• [Your goal]: Copy everything in the listing below word for word, apart from any images.
▼
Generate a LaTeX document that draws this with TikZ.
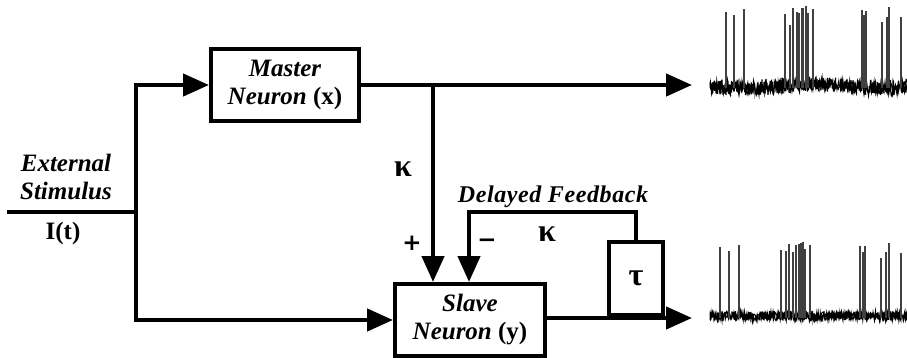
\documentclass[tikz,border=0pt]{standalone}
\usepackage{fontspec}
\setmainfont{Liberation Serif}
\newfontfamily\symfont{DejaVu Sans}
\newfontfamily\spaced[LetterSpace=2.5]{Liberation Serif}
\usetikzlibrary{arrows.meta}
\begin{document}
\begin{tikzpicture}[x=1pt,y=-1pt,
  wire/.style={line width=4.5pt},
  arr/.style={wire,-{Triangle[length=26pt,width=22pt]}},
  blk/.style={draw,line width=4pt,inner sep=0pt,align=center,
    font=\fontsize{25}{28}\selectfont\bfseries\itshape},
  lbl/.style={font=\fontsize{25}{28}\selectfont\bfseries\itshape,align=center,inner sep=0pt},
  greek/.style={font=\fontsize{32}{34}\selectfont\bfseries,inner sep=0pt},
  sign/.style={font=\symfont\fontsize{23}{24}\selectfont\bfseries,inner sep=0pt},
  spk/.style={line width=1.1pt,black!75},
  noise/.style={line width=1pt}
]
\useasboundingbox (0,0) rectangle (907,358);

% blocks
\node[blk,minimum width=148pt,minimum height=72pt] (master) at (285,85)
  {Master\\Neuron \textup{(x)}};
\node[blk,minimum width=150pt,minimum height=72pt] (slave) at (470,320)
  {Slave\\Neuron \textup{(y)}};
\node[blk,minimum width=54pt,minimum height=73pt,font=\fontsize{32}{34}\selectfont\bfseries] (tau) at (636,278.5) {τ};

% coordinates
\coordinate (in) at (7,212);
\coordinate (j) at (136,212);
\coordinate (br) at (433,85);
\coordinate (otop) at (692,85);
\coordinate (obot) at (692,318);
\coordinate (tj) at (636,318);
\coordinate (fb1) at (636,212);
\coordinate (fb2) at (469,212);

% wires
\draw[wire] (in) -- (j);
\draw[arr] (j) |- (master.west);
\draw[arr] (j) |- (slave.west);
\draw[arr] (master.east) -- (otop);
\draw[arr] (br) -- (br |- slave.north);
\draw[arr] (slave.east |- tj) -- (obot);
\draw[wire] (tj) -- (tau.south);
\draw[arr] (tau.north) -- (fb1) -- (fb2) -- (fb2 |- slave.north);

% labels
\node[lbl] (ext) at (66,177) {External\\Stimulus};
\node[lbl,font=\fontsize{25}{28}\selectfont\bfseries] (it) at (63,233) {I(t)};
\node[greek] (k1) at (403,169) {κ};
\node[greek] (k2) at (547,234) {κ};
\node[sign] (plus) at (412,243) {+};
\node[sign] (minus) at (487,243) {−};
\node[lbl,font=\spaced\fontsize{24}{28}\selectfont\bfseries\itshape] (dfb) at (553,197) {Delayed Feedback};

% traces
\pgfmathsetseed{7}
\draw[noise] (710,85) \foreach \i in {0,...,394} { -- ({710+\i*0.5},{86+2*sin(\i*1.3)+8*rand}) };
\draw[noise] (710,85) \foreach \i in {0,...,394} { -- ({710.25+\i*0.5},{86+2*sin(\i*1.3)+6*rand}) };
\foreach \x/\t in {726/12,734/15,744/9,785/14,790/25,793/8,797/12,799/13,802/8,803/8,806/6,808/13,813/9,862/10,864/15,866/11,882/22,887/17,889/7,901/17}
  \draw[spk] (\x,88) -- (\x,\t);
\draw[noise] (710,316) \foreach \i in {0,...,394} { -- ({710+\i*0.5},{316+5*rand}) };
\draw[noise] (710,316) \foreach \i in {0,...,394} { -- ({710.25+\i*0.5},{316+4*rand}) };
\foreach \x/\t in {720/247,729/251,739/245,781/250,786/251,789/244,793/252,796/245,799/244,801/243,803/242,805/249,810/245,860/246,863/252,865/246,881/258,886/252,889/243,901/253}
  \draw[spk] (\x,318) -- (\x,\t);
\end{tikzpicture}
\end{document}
▲
• [Complete answer]:
Generate a LaTeX document that draws this with TikZ.
\documentclass[tikz,border=0pt]{standalone}
\usepackage{fontspec}
\setmainfont{Liberation Serif}
\newfontfamily\symfont{DejaVu Sans}
\newfontfamily\spaced[LetterSpace=2.5]{Liberation Serif}
\usetikzlibrary{arrows.meta}
\begin{document}
\begin{tikzpicture}[x=1pt,y=-1pt,
  wire/.style={line width=4.5pt},
  arr/.style={wire,-{Triangle[length=26pt,width=22pt]}},
  blk/.style={draw,line width=4pt,inner sep=0pt,align=center,
    font=\fontsize{25}{28}\selectfont\bfseries\itshape},
  lbl/.style={font=\fontsize{25}{28}\selectfont\bfseries\itshape,align=center,inner sep=0pt},
  greek/.style={font=\fontsize{32}{34}\selectfont\bfseries,inner sep=0pt},
  sign/.style={font=\symfont\fontsize{23}{24}\selectfont\bfseries,inner sep=0pt},
  spk/.style={line width=1.1pt,black!75},
  noise/.style={line width=1pt}
]
\useasboundingbox (0,0) rectangle (907,358);

% blocks
\node[blk,minimum width=148pt,minimum height=72pt] (master) at (285,85)
  {Master\\Neuron \textup{(x)}};
\node[blk,minimum width=150pt,minimum height=72pt] (slave) at (470,320)
  {Slave\\Neuron \textup{(y)}};
\node[blk,minimum width=54pt,minimum height=73pt,font=\fontsize{32}{34}\selectfont\bfseries] (tau) at (636,278.5) {τ};

% coordinates
\coordinate (in) at (7,212);
\coordinate (j) at (136,212);
\coordinate (br) at (433,85);
\coordinate (otop) at (692,85);
\coordinate (obot) at (692,318);
\coordinate (tj) at (636,318);
\coordinate (fb1) at (636,212);
\coordinate (fb2) at (469,212);

% wires
\draw[wire] (in) -- (j);
\draw[arr] (j) |- (master.west);
\draw[arr] (j) |- (slave.west);
\draw[arr] (master.east) -- (otop);
\draw[arr] (br) -- (br |- slave.north);
\draw[arr] (slave.east |- tj) -- (obot);
\draw[wire] (tj) -- (tau.south);
\draw[arr] (tau.north) -- (fb1) -- (fb2) -- (fb2 |- slave.north);

% labels
\node[lbl] (ext) at (66,177) {External\\Stimulus};
\node[lbl,font=\fontsize{25}{28}\selectfont\bfseries] (it) at (63,233) {I(t)};
\node[greek] (k1) at (403,169) {κ};
\node[greek] (k2) at (547,234) {κ};
\node[sign] (plus) at (412,243) {+};
\node[sign] (minus) at (487,243) {−};
\node[lbl,font=\spaced\fontsize{24}{28}\selectfont\bfseries\itshape] (dfb) at (553,197) {Delayed Feedback};

% traces
\pgfmathsetseed{7}
\draw[noise] (710,85) \foreach \i in {0,...,394} { -- ({710+\i*0.5},{86+2*sin(\i*1.3)+8*rand}) };
\draw[noise] (710,85) \foreach \i in {0,...,394} { -- ({710.25+\i*0.5},{86+2*sin(\i*1.3)+6*rand}) };
\foreach \x/\t in {726/12,734/15,744/9,785/14,790/25,793/8,797/12,799/13,802/8,803/8,806/6,808/13,813/9,862/10,864/15,866/11,882/22,887/17,889/7,901/17}
  \draw[spk] (\x,88) -- (\x,\t);
\draw[noise] (710,316) \foreach \i in {0,...,394} { -- ({710+\i*0.5},{316+5*rand}) };
\draw[noise] (710,316) \foreach \i in {0,...,394} { -- ({710.25+\i*0.5},{316+4*rand}) };
\foreach \x/\t in {720/247,729/251,739/245,781/250,786/251,789/244,793/252,796/245,799/244,801/243,803/242,805/249,810/245,860/246,863/252,865/246,881/258,886/252,889/243,901/253}
  \draw[spk] (\x,318) -- (\x,\t);
\end{tikzpicture}
\end{document}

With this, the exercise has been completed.